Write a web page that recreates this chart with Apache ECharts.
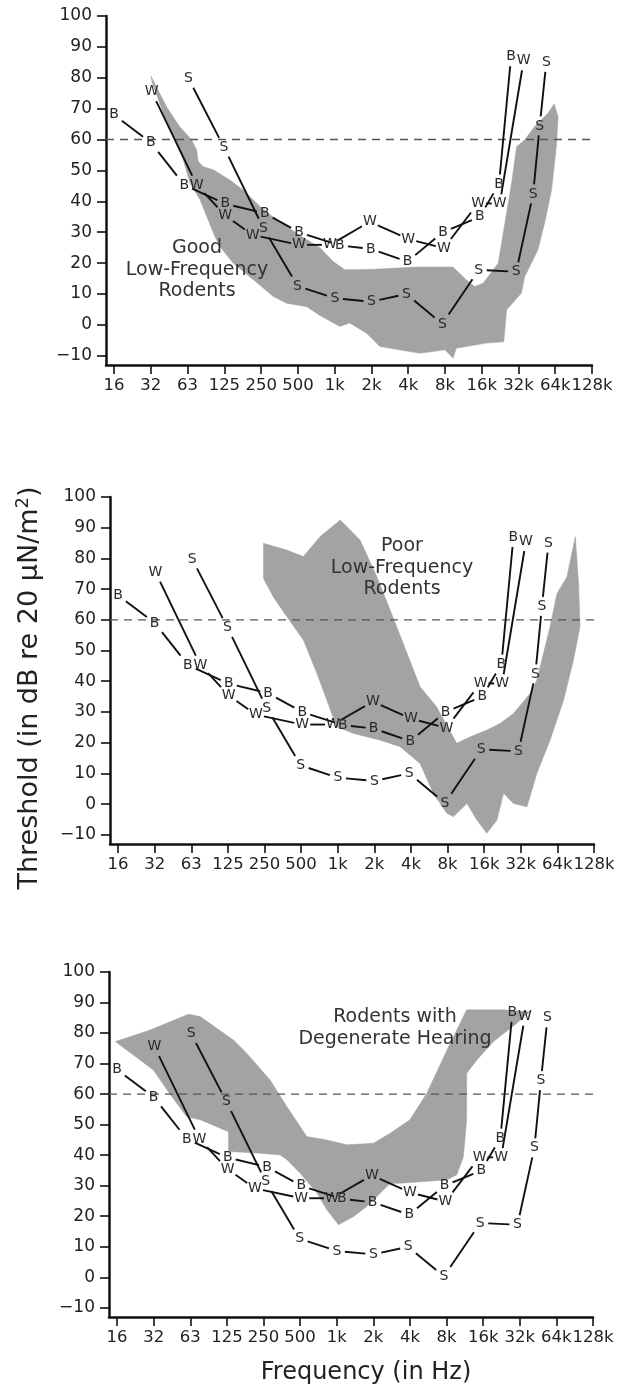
<!DOCTYPE html>
<html><head><meta charset="utf-8">
<script src="https://cdn.jsdelivr.net/npm/echarts@6/dist/echarts.min.js"></script>
<style>html,body{margin:0;padding:0;background:#fff}#c{width:624px;height:1387px}</style>
</head><body><div id="c"></div>
<script>
// ---------- data ----------
const freqTickHz = [16,32,64,128,256,512,1024,2048,4096,8192,16384,32768,65536,131072];
const freqTickLabels = ['16','32','63','125','250','500','1k','2k','4k','8k','16k','32k','64k','128k'];
const dbTicks = [-10,0,10,20,30,40,50,60,70,80,90,100];
const refLevelDb = 60;

// [Hz, dB]
const speciesB = [[16,68],[32,59],[60,45.3],[130,39.2],[274,36.1],[523,30],[1130,25.7],[2020,24.6],[4040,20.5],[7900,30],[15800,35],[22700,45.6],[28500,86.8]];
const speciesW = [[32.5,75.5],[76,45.3],[130,35.4],[218,29.1],[523,25.9],[936,25.9],[1990,33.4],[4100,27.8],[8020,24.8],[15300,39.4],[23000,39.2],[36100,85.5]];
const speciesS = [[65,79.8],[127,57.5],[267,31.3],[508,12.6],[1028,8.6],[2048,7.5],[3960,10],[7800,0.3],[15500,17.8],[31400,17.2],[43200,42.4],[48900,64.4],[55400,85]];

// shaded ranges, outline [Hz, dB]
const bandGoodLF = [[32,80.6],[43,70.6],[55,64.2],[69,59.9],[76,56.6],[78,53],[86,51.2],[104,50.2],[142,46.9],[182,43.7],[251,38.3],[342,34],[530,29],[776,25],[996,20.5],[1243,17.8],[2120,18],[4770,18.7],[9540,18.7],[12240,14.6],[14360,12.4],[16840,13.5],[22380,20],[23820,26.4],[28720,45.8],[31640,57.7],[36870,59.9],[44450,64.2],[57050,68.5],[64150,71.5],
  [69220,67.4],[66900,57.7],[61150,43.7],[53600,32.9],[47300,24.3],[36870,15.6],[34630,10.3],[26250,4.9],[25350,-1.6],[24830,-5.5],[17920,-5.9],[10150,-7.6],[9540,-10.8],[8192,-8.1],[5110,-9.2],[2400,-7],[1870,-2.7],[1360,0.6],[1130,-0.5],[776,3],[605,5.9],[413,7],[322,9.2],[221,14.6],[151,20],[118,25.3],[107,28.6],[92,35],[81,40.5],[67,45.9],[59,53.4],[49,61],[40.5,68.5],[33,78.2]];
const bandPoorLF = [[251,84.9],[391,82.7],[534,80.6],[734,87.1],[1075,92.5],[1563,86],[2149,74],[3125,57.8],[4870,38.2],[6654,31.7],[9741,19.8],[12590,21.9],[17240,24.1],[22230,26.3],[28530,29.5],[39240,36.1],[44450,40.4],[57050,57.8],[65080,68.6],[78470,74],[92090,87.1],
  [97890,71.9],[100640,57.8],[88870,46.9],[73750,33.9],[57050,20.8],[44450,10],[36870,-0.9],[28530,0.2],[23660,3.5],[20880,-5.2],[17240,-9.5],[14260,-5.2],[11830,0.2],[9150,-4.1],[8080,-3],[6250,3.5],[4870,13.2],[3330,18.7],[2290,20.8],[1380,23],[1003,25.2],[832,33.9],[690,42.6],[534,53.4],[391,61],[302,67.5],[251,73.5]];
const bandDegenerate = [[15.5,77.2],[29.9,81],[61.8,86.2],[77.2,85.4],[145,77.7],[186,73.4],[290,64.6],[399,55.9],[512,49.4],[580,46.1],[849,45],[1243,43.4],[2048,43.9],[2817,47.2],[4096,51.6],[5634,60.3],[8780,76.7],[11990,87.6],[23990,87.6],[39790,87],
  [31000,83.2],[19890,77.2],[14560,71.2],[11990,66.8],[11990,51.6],[11270,39.5],[9950,33.6],[8192,31.9],[3400,30.8],[2817,30.8],[1808,23.2],[1409,19.9],[1060,17.2],[849,22.1],[704,27.6],[512,34.1],[399,38.5],[350,40.1],[226,40.7],[132,41.2],[132,47.7],[77.2,51.6],[59.7,52.6],[41.1,61.4],[31.8,67.9]];

const panelBands = [bandGoodLF, bandPoorLF, bandDegenerate];
const panelNotes = [['Good','Low-Frequency','Rodents'],['Poor','Low-Frequency','Rodents'],['Rodents with','Degenerate Hearing']];
const curves = [['B', speciesB],['W', speciesW],['S', speciesS]];

// ---------- layout ----------
const FONT = 'DejaVu Sans';
const X_MIN = 3.78, X_MAX = 17, Y_MIN = -13, Y_MAX = 100;
const grids = [
  {left:106, top:16,  width:486, height:349},
  {left:110, top:497, width:484, height:347},
  {left:109, top:972, width:484, height:345}
];
const notePos = [[197,270],[402,568],[395,1028]];

const log2 = Math.log2;
const chart = echarts.init(document.getElementById('c'), null, {renderer:'canvas'});

const xAxes = [], yAxes = [], series = [], graphics = [];
grids.forEach((g, i) => {
  xAxes.push({
    type:'value', gridIndex:i, min:X_MIN, max:X_MAX,
    axisLine:{onZero:false, lineStyle:{color:'#111', width:2.5}},
    axisTick:{show:true, customValues:freqTickHz.map(log2), length:9, lineStyle:{color:'#111', width:1.6}},
    axisLabel:{customValues:freqTickHz.map(log2), margin:12, color:'#222', fontFamily:FONT, fontSize:16.5,
      showMinLabel:true, showMaxLabel:true, hideOverlap:false,
      formatter:v => freqTickLabels[Math.round(v) - 4]},
    splitLine:{show:false}
  });
  yAxes.push({
    type:'value', gridIndex:i, min:Y_MIN, max:Y_MAX,
    axisLine:{show:true, onZero:false, lineStyle:{color:'#111', width:2.5}},
    axisTick:{show:true, customValues:dbTicks, length:9, lineStyle:{color:'#111', width:1.6}},
    axisLabel:{customValues:dbTicks, margin:14, color:'#222', fontFamily:FONT, fontSize:17,
      showMinLabel:true, showMaxLabel:true,
      formatter:v => v < 0 ? '\u2212' + Math.abs(v) : String(v)},
    splitLine:{show:false}
  });

  // shaded band
  const band = panelBands[i].map(p => [log2(p[0]), p[1]]);
  series.push({
    type:'custom', xAxisIndex:i, yAxisIndex:i, silent:true, z:1,
    data: band, encode:{x:0, y:1},
    renderItem(params, api) {
      if (params.dataIndex !== 0) return null;
      const pts = band.map(p => api.coord(p));
      return {type:'polygon', shape:{points:pts}, style:{fill:'#a3a3a3', stroke:'#a3a3a3', lineWidth:0.5}};
    }
  });

  // reference dashed line
  series.push({
    type:'line', xAxisIndex:i, yAxisIndex:i, silent:true, z:2, symbol:'none',
    data:[[X_MIN, refLevelDb],[X_MAX, refLevelDb]],
    lineStyle:{color:'#555', width:1.4, type:[8,6]}
  });

  // species curves: segments with gaps around letters, then letters
  curves.forEach(([letter, pts]) => {
    const segs = [];
    for (let k = 0; k < pts.length - 1; k++)
      segs.push([log2(pts[k][0]), pts[k][1], log2(pts[k+1][0]), pts[k+1][1]]);
    series.push({
      type:'custom', xAxisIndex:i, yAxisIndex:i, silent:true, z:3,
      data: segs, encode:{x:[0,2], y:[1,3]},
      renderItem(params, api) {
        const p1 = api.coord([api.value(0), api.value(1)]);
        const p2 = api.coord([api.value(2), api.value(3)]);
        const dx = p2[0]-p1[0], dy = p2[1]-p1[1], L = Math.hypot(dx, dy);
        const ux = dx/L, uy = dy/L;
        const gap = Math.min(7/Math.max(Math.abs(ux),1e-6), 8.5/Math.max(Math.abs(uy),1e-6)) + 1;
        if (L <= 2*gap) return null;
        return {type:'line', shape:{x1:p1[0]+ux*gap, y1:p1[1]+uy*gap, x2:p2[0]-ux*gap, y2:p2[1]-uy*gap},
          style:{stroke:'#111', lineWidth:1.9}};
      }
    });
    series.push({
      type:'custom', xAxisIndex:i, yAxisIndex:i, silent:true, z:4,
      data: pts.map(p => [log2(p[0]), p[1]]), encode:{x:0, y:1},
      renderItem(params, api) {
        const p = api.coord([api.value(0), api.value(1)]);
        return {type:'text', x:p[0], y:p[1],
          style:{text:letter, fill:'#2a2a2a', font:'14px "' + FONT + '"', align:'center', verticalAlign:'middle'}};
      }
    });
  });

  // panel annotation
  graphics.push({
    type:'text', x:notePos[i][0], y:notePos[i][1], z:100,
    style:{text:panelNotes[i].join('\n'), fill:'#333', font:'19px "' + FONT + '"', align:'center', verticalAlign:'middle', lineHeight:21.5}
  });
});

// axis titles
graphics.push({
  type:'text', x:30, y:688, rotation:Math.PI/2, z:100,
  style:{
    text:'{m|Threshold (in dB re 20 \u03bcN/m}{s|2}{m|)}',
    align:'center', verticalAlign:'middle', fill:'#222',
    rich:{
      m:{fontFamily:FONT, fontSize:27, lineHeight:32, fill:'#222'},
      s:{fontFamily:FONT, fontSize:18, lineHeight:18, verticalAlign:'top', fill:'#222'}
    }
  }
});
graphics.push({
  type:'text', x:366, y:1373, z:100,
  style:{text:'Frequency (in Hz)', fill:'#222', font:'24px "' + FONT + '"', align:'center', verticalAlign:'middle'}
});

chart.setOption({
  backgroundColor:'#fff',
  animation:false,
  grid: grids.map(g => Object.assign({containLabel:false}, g)),
  xAxis: xAxes,
  yAxis: yAxes,
  series: series,
  graphic: graphics
});
</script></body></html>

* _Written task_
Leave the pictures out and please restate exactly the lines running from the start of the material through the one with "const refLevelDb = 60;".

* _Answer to the exercise_
Write a web page that recreates this chart with Apache ECharts.
<!DOCTYPE html>
<html><head><meta charset="utf-8">
<script src="https://cdn.jsdelivr.net/npm/echarts@6/dist/echarts.min.js"></script>
<style>html,body{margin:0;padding:0;background:#fff}#c{width:624px;height:1387px}</style>
</head><body><div id="c"></div>
<script>
// ---------- data ----------
const freqTickHz = [16,32,64,128,256,512,1024,2048,4096,8192,16384,32768,65536,131072];
const freqTickLabels = ['16','32','63','125','250','500','1k','2k','4k','8k','16k','32k','64k','128k'];
const dbTicks = [-10,0,10,20,30,40,50,60,70,80,90,100];
const refLevelDb = 60;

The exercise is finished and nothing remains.